Rich Chinese and other Asians are increasingly seeking more control of their wealth, driving a rapid rise in the number of so-called family offices, or private investment vehicles, being set up in Hong Kong and Singapore.
As the wealthy target greater investment diversification and as business owners hand over the reins to successors, family offices are sprouting in the Asian financial hubs, taking advantage of incentives, such as tax breaks and residency, being offered.
The family office is a relatively new concept in Asia, with less than 500 such entities, compared with thousands in the West.

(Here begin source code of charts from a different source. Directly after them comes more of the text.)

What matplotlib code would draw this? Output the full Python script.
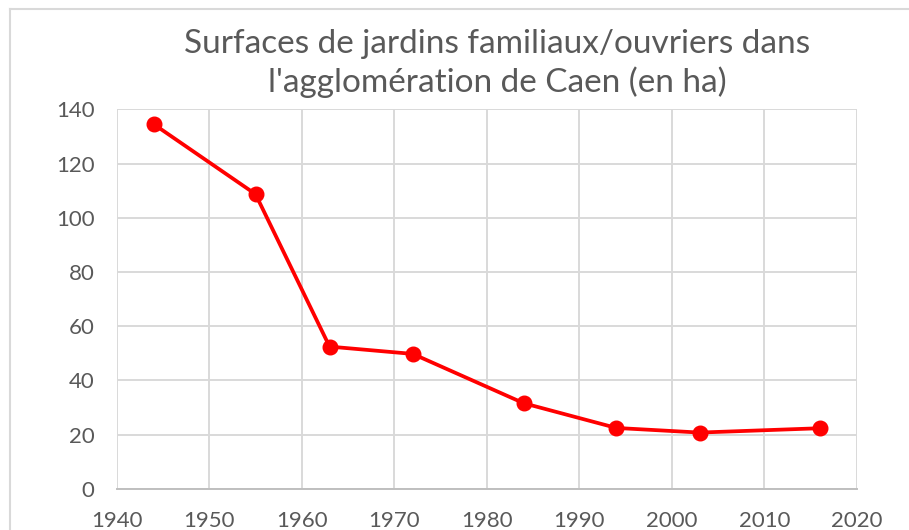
import matplotlib
matplotlib.use("Agg")
import matplotlib.pyplot as plt

# data
years = [1944, 1955, 1963, 1972, 1984, 1994, 2003, 2016]
surface_ha = [134.5, 108.7, 52.5, 49.8, 31.6, 22.5, 20.8, 22.4]

x_ticks = [1940, 1950, 1960, 1970, 1980, 1990, 2000, 2010, 2020]
y_ticks = [0, 20, 40, 60, 80, 100, 120, 140]

title = "Surfaces de jardins familiaux/ouvriers dans\nl'agglomération de Caen (en ha)"

TEXT_GREY = "#595959"
GRID_GREY = "#d9d9d9"

plt.rcParams["font.family"] = ["Lato", "DejaVu Sans"]

fig = plt.figure(figsize=(9.09, 5.30), dpi=100)
ax = fig.add_axes([0.1284, 0.0774, 0.8144, 0.7164])

ax.plot(years, surface_ha, color="#ff0000", linewidth=2.7,
        marker="o", markersize=10.5, zorder=3)

ax.set_xlim(1940, 2020)
ax.set_ylim(0, 140)
ax.set_xticks(x_ticks)
ax.set_yticks(y_ticks)
ax.grid(True, color=GRID_GREY, linewidth=1.4)
ax.set_axisbelow(True)
for side in ["top", "right", "left"]:
    ax.spines[side].set_visible(False)
ax.spines["bottom"].set_color("#bfbfbf")
ax.spines["bottom"].set_linewidth(1.4)
ax.tick_params(axis="both", length=0, labelsize=16, labelcolor=TEXT_GREY)
ax.tick_params(axis="x", pad=16)
ax.tick_params(axis="y", pad=16)

fig.text(0.547, 0.945, title, ha="center", va="top", fontsize=24,
         color=TEXT_GREY, linespacing=1.28)

# chart area border (only top and left visible in the crop)
fig.add_artist(plt.Line2D([10 / 909, 1.0], [1 - 9 / 530, 1 - 9 / 530],
                          transform=fig.transFigure, color=GRID_GREY, linewidth=1.5))
fig.add_artist(plt.Line2D([10 / 909, 10 / 909], [0.0, 1 - 9 / 530],
                          transform=fig.transFigure, color=GRID_GREY, linewidth=1.5))

fig.savefig("out.png", dpi=100)
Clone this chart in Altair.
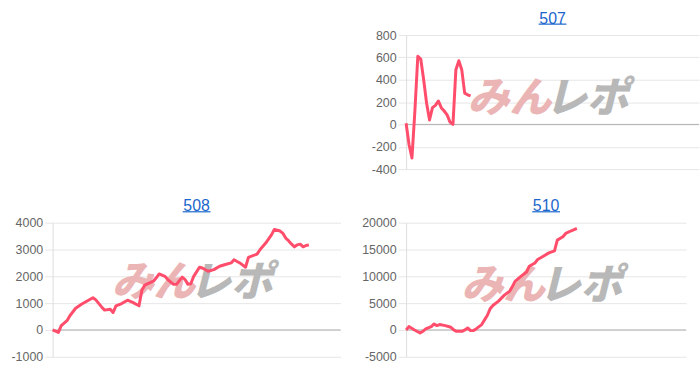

Family offices offer a one-stop solution to managing the wealth of the rich, including investments, charitable giving, taxation and wealth transfer.
Staffed by bankers, fund managers, lawyers and tax practitioners, some even provide overseas private schooling and travel arrangements as add-on services.
“This year the activity for setting up family offices is definitely more,” said Lee Wong, Swiss private bank Lombard Odier Asia Ltd’s head of family services. “The growth of family offices in Asia should continue on its current trajectory.”
Asia-Pacific had 814 billionaires at the end of last year, accounting for 38 percent of the global billionaire population, with China minting two new billionaires every week, a report by UBS Group AG and PricewaterhouseCoopers LLP (PwC) said last month.
That momentum was aided by the boom in Hong Kong for initial public offerings, which saw a record US$27.7 billion raised in the first nine months of last year mostly by Chinese tech firms, turning many founders into millionaires and billionaires.
Six private bankers on average estimated the number of new family offices in Asia had risen 15 percent in the first three quarters of this year from a year earlier.
This could pick up pace with a worldwide wealth transition of US$3.4 trillion expected over the next two decades, as per the UBS/PwC report.
Asian family offices are evolving from being just investment-focused to offering a platform for dispute resolution and succession planning, as the new generation in the family-owned businesses expand into new areas, bankers said.
Buoyed by the growth prospects, private bank units of global firms, including Citigroup Inc, Credit Suisse AG, HSBC Holdings PLC and UBS, are looking to expand family office services, headhunters and bankers said.
Stephen Campbell, chairman of the global family office group at Citi Private Bank, which serves more than 1,500 family offices globally, said the bank had seen “dramatic growth” in the number of its clients, including in Asia.
Citi plans to make a new Hong Kong-based hire in its Asia-Pacific family offices team, he said.
Credit Suisse’s Asia-Pacific head of wealth planning Bernard Fung said that due to the surging demand from North Asia for family offices, the bank would set up a team for this service in Hong Kong by the first quarter of next year, adding to its Singapore hub.
“Offshore Chinese wealth will continue to grow, so family offices business is going to be a multiyear trend,” said Ivan Wong, head of investment services and product solutions for Asia Pacific at HSBC Private Bank.
HSBC Asia private bank is to add 700 people by 2022, and some of those new hires would focus on family office clients, he said.
UBS declined to comment.
Some of the regional financial firms are also looking to grab a bigger share of the business.
Bank of Singapore Ltd (新加坡銀行) plans to hire six more bankers for a team set up in May to provide support to independent asset managers, including family offices in Hong Kong, said Derrick Tan (陳學彬), its global market head of Greater China and North Asia.
The increased activity is also being helped by tax exemptions and other incentives offered by Hong Kong and Singapore.